With some very few exceptions that said that psions are much less troublesome.


I do like psionic.

Psions, psychic warriors, wilders and most powers are all cool. But why not call it magic? Of course a psion is not a sorcerer. But a shugenja is not a paladin, still their powers are both called devine magic.
If you really have to, call it psionic magic next to arcane and devine magic.
But either make it something different, or make it another form of magic. But then it's silly to say its not magic.


That's all true, but once the spell is cast, it doesn't matter at all if the 20 ft spread that deals 7d6 points of fire damage is magical or psionic.

A charmed humanoid is just charmed. There's no difference if it's magical or psionic.

Your illusions don't work any different if another character is using magical or psionic true seeing.
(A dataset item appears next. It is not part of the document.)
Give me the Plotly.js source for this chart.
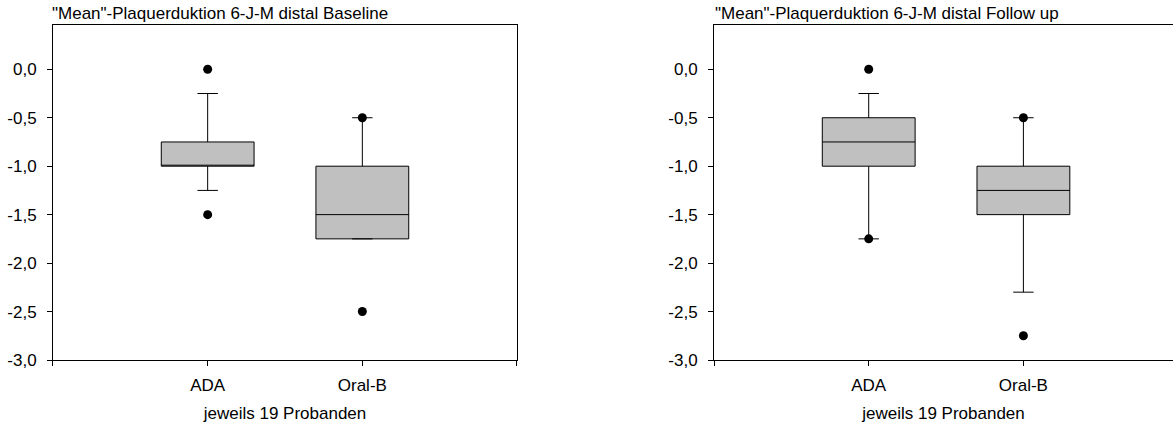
<!DOCTYPE html>
<html>
<head>
<meta charset="utf-8">
<script src="https://cdn.plot.ly/plotly-3.0.1.min.js"></script>
<style>
  html, body { margin: 0; padding: 0; background: #ffffff; }
  #chart { width: 1173px; height: 430px; }
</style>
</head>
<body>
<div id="chart"></div>
<script>
// ---- data ----
const categories = ["ADA", "Oral-B"];

// Baseline
const baseQ1 = [-1.0, -1.75];
const baseMedian = [-1.0, -1.5];
const baseQ3 = [-0.75, -1.0];
const baseLower = [-1.25, -1.75];
const baseUpper = [-0.25, -0.5];
const baseOutliersADA = [0.0, -1.5];
const baseOutliersOralB = [-0.5, -2.5];

// Follow up
const followQ1 = [-1.0, -1.5];
const followMedian = [-0.75, -1.25];
const followQ3 = [-0.5, -1.0];
const followLower = [-1.75, -2.3];
const followUpper = [-0.25, -0.5];
const followOutliersADA = [0.0, -1.75];
const followOutliersOralB = [-0.5, -2.75];

const yTickVals = [0, -0.5, -1.0, -1.5, -2.0, -2.5, -3.0];
const yTickText = ["0,0", "-0,5", "-1,0", "-1,5", "-2,0", "-2,5", "-3,0"];

const titleBaseline = '"Mean"-Plaquerduktion 6-J-M distal Baseline';
const titleFollow = '"Mean"-Plaquerduktion 6-J-M distal Follow up';
const xTitle = "jeweils 19 Probanden";

// ---- build ----
const catIdx = categories.map((c, i) => i);
const FONT = "Liberation Sans, Arial, sans-serif";
const FS = 17;

function boxTrace(q1, med, q3, lo, hi, xa, ya) {
  return {
    type: "box",
    x: catIdx,
    q1: q1, median: med, q3: q3, lowerfence: lo, upperfence: hi,
    width: 0.6,
    whiskerwidth: 0.22,
    fillcolor: "#c0c0c0",
    line: { color: "#000000", width: 1 },
    boxpoints: false,
    hoverinfo: "skip",
    showlegend: false,
    xaxis: xa, yaxis: ya
  };
}
function outlierTrace(outA, outB, xa, ya) {
  const xs = [], ys = [];
  outA.forEach(v => { xs.push(catIdx[0]); ys.push(v); });
  outB.forEach(v => { xs.push(catIdx[1]); ys.push(v); });
  return {
    type: "scatter", mode: "markers", x: xs, y: ys,
    marker: { color: "#000000", size: 9 },
    hoverinfo: "skip", showlegend: false, cliponaxis: false,
    xaxis: xa, yaxis: ya
  };
}

const data = [
  boxTrace(baseQ1, baseMedian, baseQ3, baseLower, baseUpper, "x", "y"),
  outlierTrace(baseOutliersADA, baseOutliersOralB, "x", "y"),
  boxTrace(followQ1, followMedian, followQ3, followLower, followUpper, "x2", "y2"),
  outlierTrace(followOutliersADA, followOutliersOralB, "x2", "y2")
];

const xTickVals = [-1].concat(catIdx).concat([categories.length]);
const xTickText = [""].concat(categories).concat([""]);

function xAxis(domain, range, mirror) {
  return {
    domain: domain, range: range, type: "linear",
    tickmode: "array", tickvals: xTickVals, ticktext: xTickText,
    ticks: "outside", ticklen: 5, tickwidth: 1, tickcolor: "#000",
    ticklabelstandoff: 5,
    showline: true, linecolor: "#000", linewidth: 1, mirror: mirror,
    showgrid: false, zeroline: false, fixedrange: true,
    tickfont: { family: FONT, size: FS, color: "#000" },
    title: { text: xTitle, font: { family: FONT, size: FS, color: "#000" }, standoff: 12 }
  };
}
function yAxis(anchor, mirror) {
  return {
    domain: [0.16279, 0.94186], range: [-3, 0.457], anchor: anchor,
    tickmode: "array", tickvals: yTickVals, ticktext: yTickText,
    ticks: "outside", ticklen: 5, tickwidth: 1, tickcolor: "#000",
    ticklabelstandoff: 7,
    showline: true, linecolor: "#000", linewidth: 1, mirror: mirror,
    showgrid: false, zeroline: false, fixedrange: true,
    tickfont: { family: FONT, size: FS, color: "#000" }
  };
}

const layout = {
  width: 1173, height: 430,
  margin: { l: 0, r: 0, t: 0, b: 0 },
  paper_bgcolor: "#ffffff", plot_bgcolor: "#ffffff",
  showlegend: false,
  xaxis: Object.assign(xAxis([0.04518, 0.44075], [-1, 2], true), { anchor: "y" }),
  yaxis: yAxis("x", true),
  xaxis2: Object.assign(xAxis([0.6087, 1.0], [-1, 1.967], true), { anchor: "y2" }),
  yaxis2: yAxis("x2", false),
  annotations: [
    { text: titleBaseline, xref: "x domain", yref: "y domain", x: 0, y: 1,
      xanchor: "left", yanchor: "bottom", showarrow: false, xshift: -3, yshift: 0,
      font: { family: FONT, size: FS, color: "#000" } },
    { text: titleFollow, xref: "x2 domain", yref: "y2 domain", x: 0, y: 1,
      xanchor: "left", yanchor: "bottom", showarrow: false, xshift: -1, yshift: 0,
      font: { family: FONT, size: FS, color: "#000" } }
  ]
};

Plotly.newPlot("chart", data, layout, { staticPlot: true, displayModeBar: false });
</script>
</body>
</html>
Okay, so a psion is not identical to a sorcerer. But a manifested psionical effect is exactly the same as a magical effect.
And to me, that means psionics is magic.


The difference between powers and spells is only in the rules how they are cast. The moment they come into effect, they behave exactly the same. Exact for the players who know they have spend power points instead of a spell slot, there's nothing for people inside the game, that makes a power different from a spell in any way.


The problem with 3.5e is, that psionics are NOT different from magic. There's no difference between a psion and a spell point based sorcerer. Spells and powers work exactly the same.